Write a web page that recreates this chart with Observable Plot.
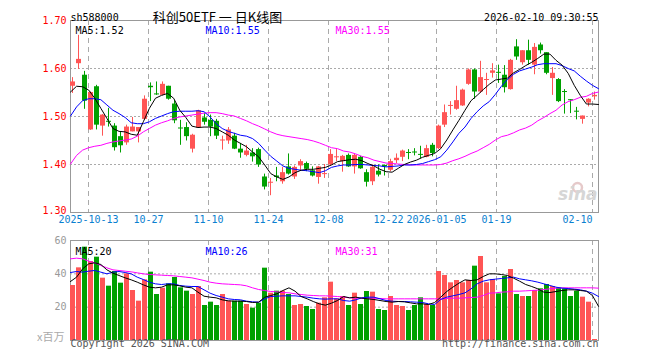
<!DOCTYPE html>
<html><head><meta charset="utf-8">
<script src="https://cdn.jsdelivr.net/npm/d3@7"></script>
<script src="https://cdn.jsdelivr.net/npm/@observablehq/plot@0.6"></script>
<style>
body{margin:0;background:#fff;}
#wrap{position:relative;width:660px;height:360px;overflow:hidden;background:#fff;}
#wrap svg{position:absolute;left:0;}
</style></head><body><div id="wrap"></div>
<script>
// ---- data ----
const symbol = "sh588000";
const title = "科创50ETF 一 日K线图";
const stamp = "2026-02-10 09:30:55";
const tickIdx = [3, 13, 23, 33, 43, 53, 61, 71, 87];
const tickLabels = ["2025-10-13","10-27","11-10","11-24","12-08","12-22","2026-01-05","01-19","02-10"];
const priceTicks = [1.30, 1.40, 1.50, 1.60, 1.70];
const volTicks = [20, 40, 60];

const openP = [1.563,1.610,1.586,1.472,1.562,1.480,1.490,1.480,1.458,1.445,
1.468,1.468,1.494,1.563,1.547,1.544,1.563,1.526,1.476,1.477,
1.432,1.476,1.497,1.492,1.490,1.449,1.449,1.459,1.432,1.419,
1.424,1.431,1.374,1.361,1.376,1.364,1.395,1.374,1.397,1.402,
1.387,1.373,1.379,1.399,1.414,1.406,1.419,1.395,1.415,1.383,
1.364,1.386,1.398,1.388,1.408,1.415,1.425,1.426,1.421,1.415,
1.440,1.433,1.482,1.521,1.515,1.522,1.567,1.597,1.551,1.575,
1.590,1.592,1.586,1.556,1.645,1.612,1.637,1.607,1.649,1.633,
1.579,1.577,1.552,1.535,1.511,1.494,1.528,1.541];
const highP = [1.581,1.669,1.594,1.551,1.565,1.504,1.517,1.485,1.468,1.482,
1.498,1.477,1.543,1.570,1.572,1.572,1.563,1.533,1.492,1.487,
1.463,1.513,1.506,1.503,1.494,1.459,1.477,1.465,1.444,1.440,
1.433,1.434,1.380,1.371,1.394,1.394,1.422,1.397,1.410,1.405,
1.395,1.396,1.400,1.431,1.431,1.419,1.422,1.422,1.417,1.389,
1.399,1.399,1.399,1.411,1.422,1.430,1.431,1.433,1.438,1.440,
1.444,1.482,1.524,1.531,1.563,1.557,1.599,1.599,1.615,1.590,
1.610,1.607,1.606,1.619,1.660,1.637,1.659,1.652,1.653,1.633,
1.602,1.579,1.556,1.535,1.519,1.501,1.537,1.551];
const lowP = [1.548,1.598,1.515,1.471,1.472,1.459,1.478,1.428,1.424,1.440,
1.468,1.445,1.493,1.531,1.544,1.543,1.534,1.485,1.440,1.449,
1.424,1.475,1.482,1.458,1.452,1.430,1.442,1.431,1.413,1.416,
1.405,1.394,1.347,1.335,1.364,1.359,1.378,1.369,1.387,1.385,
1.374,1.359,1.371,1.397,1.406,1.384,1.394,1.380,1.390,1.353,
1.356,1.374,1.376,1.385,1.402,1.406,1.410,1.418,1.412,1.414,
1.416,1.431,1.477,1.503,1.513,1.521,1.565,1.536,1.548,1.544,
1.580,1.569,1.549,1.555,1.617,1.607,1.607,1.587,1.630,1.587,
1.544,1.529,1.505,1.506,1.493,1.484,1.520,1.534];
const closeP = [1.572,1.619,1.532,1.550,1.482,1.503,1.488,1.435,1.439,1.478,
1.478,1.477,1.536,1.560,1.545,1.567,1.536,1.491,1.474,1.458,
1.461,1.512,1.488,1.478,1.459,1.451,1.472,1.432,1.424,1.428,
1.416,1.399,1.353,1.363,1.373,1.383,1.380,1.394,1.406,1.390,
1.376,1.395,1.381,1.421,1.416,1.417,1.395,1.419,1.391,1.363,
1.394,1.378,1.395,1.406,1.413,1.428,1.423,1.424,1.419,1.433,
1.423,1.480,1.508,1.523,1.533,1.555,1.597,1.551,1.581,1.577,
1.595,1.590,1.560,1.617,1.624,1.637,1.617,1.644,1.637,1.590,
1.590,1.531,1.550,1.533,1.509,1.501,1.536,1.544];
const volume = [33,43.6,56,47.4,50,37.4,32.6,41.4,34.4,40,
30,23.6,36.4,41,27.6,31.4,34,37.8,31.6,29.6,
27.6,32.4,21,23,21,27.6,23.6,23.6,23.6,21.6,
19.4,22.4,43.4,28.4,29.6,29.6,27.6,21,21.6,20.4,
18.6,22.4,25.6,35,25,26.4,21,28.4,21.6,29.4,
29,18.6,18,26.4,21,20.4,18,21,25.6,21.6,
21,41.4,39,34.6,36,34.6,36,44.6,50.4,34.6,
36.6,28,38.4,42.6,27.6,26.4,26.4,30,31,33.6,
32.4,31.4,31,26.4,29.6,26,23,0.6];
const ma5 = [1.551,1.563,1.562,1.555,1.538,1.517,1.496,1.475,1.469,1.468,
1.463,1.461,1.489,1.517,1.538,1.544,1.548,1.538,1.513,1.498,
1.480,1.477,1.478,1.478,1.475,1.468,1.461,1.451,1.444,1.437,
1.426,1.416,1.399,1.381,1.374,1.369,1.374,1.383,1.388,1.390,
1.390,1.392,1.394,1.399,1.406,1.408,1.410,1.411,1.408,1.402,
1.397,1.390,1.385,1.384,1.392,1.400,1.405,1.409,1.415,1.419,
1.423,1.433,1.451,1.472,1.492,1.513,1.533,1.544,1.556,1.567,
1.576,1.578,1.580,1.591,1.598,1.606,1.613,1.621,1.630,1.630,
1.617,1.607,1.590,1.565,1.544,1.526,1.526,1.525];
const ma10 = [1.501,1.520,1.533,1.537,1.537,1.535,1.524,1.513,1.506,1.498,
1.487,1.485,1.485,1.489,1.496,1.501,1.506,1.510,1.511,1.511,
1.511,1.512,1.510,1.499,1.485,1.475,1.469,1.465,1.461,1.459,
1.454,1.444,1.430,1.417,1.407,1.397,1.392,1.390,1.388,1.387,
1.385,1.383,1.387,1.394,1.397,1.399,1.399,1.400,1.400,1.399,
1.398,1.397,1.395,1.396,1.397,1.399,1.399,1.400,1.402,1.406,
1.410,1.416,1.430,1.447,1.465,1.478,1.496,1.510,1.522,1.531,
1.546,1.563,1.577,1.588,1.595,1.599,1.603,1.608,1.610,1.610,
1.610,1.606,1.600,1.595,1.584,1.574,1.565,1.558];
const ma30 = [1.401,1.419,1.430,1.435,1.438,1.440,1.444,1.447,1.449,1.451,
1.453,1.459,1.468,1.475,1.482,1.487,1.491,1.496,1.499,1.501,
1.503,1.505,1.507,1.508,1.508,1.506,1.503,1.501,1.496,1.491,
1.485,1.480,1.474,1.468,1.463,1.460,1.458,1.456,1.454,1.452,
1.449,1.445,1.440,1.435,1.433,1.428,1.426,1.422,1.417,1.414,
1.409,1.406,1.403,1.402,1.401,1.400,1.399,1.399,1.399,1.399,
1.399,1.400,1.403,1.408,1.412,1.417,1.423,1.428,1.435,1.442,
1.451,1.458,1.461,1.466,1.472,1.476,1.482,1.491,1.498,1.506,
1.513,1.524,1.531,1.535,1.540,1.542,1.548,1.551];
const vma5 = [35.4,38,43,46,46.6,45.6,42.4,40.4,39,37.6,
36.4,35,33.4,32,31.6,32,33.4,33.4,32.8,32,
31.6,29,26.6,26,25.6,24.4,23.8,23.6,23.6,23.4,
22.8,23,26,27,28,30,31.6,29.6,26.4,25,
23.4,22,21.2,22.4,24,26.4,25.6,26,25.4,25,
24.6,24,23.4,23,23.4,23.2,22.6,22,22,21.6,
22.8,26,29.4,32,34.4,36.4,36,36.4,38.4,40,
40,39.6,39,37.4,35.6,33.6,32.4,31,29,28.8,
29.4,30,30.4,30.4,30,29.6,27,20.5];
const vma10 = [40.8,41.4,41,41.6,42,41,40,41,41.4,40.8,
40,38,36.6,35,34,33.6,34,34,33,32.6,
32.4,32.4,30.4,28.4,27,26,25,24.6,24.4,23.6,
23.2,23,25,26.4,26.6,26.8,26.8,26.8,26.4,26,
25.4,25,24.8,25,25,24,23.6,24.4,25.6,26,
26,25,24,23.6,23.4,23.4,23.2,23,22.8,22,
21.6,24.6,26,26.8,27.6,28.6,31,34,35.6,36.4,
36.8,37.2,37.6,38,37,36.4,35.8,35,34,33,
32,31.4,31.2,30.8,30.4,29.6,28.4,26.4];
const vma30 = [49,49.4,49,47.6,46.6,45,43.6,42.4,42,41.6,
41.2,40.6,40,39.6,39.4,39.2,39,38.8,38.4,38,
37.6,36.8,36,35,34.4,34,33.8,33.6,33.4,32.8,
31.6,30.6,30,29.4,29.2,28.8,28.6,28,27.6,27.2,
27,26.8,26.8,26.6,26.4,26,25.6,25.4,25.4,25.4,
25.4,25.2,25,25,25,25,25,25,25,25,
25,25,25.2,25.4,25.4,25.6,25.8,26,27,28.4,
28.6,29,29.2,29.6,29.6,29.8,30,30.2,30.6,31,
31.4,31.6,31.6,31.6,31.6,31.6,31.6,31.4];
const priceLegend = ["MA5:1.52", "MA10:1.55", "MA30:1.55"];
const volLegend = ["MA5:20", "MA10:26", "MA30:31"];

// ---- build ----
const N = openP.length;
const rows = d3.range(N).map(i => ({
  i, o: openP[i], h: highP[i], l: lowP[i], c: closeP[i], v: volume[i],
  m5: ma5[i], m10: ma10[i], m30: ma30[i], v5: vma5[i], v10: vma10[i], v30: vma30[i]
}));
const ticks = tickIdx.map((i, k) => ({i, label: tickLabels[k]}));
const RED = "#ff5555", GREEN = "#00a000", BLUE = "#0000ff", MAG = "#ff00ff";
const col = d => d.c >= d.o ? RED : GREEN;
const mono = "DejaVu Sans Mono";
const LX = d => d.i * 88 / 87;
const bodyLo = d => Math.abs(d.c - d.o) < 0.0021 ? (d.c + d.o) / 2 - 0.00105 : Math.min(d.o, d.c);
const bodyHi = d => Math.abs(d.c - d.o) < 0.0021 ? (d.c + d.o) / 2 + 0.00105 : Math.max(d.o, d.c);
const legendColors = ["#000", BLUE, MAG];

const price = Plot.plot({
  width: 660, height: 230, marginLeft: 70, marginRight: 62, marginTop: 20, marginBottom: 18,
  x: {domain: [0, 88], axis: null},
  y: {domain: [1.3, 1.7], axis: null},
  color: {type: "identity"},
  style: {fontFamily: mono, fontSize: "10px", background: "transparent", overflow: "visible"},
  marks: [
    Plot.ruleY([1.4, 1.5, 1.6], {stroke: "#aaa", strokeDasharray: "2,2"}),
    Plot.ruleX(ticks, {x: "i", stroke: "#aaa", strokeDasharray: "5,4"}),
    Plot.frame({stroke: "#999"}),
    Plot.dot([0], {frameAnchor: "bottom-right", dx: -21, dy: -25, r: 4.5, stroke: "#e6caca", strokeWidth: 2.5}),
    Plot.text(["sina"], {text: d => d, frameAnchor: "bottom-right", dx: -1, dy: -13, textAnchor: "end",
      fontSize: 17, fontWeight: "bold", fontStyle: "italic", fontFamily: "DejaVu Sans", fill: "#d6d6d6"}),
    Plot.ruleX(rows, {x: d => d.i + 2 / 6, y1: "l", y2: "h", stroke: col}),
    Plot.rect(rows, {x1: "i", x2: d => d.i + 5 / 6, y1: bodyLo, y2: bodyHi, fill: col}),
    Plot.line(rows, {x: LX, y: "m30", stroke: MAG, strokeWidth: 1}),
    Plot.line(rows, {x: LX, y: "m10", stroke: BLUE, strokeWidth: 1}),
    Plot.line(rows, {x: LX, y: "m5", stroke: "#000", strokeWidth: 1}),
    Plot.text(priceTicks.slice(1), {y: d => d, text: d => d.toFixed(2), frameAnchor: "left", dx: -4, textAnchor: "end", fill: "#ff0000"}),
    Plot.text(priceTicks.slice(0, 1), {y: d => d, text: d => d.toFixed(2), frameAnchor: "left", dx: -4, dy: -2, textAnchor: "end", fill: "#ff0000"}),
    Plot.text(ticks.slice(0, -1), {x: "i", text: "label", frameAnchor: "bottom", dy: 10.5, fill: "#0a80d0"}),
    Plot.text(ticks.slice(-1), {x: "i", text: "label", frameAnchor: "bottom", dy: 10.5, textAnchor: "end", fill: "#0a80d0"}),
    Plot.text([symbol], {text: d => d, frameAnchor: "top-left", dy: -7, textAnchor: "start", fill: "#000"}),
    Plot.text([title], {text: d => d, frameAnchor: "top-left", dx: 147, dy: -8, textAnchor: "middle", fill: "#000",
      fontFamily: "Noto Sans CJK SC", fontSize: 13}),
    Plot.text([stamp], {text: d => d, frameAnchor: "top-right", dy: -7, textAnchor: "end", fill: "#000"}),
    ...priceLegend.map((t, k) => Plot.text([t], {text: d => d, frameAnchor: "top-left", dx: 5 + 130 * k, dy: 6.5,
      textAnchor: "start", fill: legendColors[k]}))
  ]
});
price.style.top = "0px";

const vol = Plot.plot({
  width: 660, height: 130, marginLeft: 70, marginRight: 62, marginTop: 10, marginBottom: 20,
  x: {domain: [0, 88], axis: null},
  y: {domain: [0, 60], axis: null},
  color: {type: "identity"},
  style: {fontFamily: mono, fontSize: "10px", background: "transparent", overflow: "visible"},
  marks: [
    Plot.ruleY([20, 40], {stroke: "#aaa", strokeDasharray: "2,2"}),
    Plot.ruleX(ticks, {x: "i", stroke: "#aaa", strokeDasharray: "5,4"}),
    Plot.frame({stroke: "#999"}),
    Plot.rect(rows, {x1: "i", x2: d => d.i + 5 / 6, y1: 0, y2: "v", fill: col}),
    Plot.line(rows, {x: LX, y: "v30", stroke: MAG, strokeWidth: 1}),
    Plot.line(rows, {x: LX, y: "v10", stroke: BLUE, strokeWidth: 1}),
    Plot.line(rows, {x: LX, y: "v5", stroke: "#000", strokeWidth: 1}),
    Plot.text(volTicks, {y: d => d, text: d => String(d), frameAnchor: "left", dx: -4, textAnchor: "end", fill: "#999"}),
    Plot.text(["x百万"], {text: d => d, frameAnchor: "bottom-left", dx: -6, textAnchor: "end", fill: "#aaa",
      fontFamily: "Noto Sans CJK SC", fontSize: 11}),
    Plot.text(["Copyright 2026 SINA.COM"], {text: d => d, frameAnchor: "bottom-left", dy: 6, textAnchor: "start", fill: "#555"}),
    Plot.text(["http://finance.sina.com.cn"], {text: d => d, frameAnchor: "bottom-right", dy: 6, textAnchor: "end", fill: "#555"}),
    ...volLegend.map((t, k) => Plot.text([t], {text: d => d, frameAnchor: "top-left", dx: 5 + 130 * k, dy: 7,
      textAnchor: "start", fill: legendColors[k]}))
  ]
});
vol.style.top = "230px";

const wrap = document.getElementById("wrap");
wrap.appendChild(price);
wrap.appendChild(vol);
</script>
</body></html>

----

- What is expected:
Return only the lines from the start of the data through the line that contains "const volTicks = [20, 40, 60];", please, copying them exactly and omitting all pictures.

- Written response:
Write a web page that recreates this chart with Observable Plot.
<!DOCTYPE html>
<html><head><meta charset="utf-8">
<script src="https://cdn.jsdelivr.net/npm/d3@7"></script>
<script src="https://cdn.jsdelivr.net/npm/@observablehq/plot@0.6"></script>
<style>
body{margin:0;background:#fff;}
#wrap{position:relative;width:660px;height:360px;overflow:hidden;background:#fff;}
#wrap svg{position:absolute;left:0;}
</style></head><body><div id="wrap"></div>
<script>
// ---- data ----
const symbol = "sh588000";
const title = "科创50ETF 一 日K线图";
const stamp = "2026-02-10 09:30:55";
const tickIdx = [3, 13, 23, 33, 43, 53, 61, 71, 87];
const tickLabels = ["2025-10-13","10-27","11-10","11-24","12-08","12-22","2026-01-05","01-19","02-10"];
const priceTicks = [1.30, 1.40, 1.50, 1.60, 1.70];
const volTicks = [20, 40, 60];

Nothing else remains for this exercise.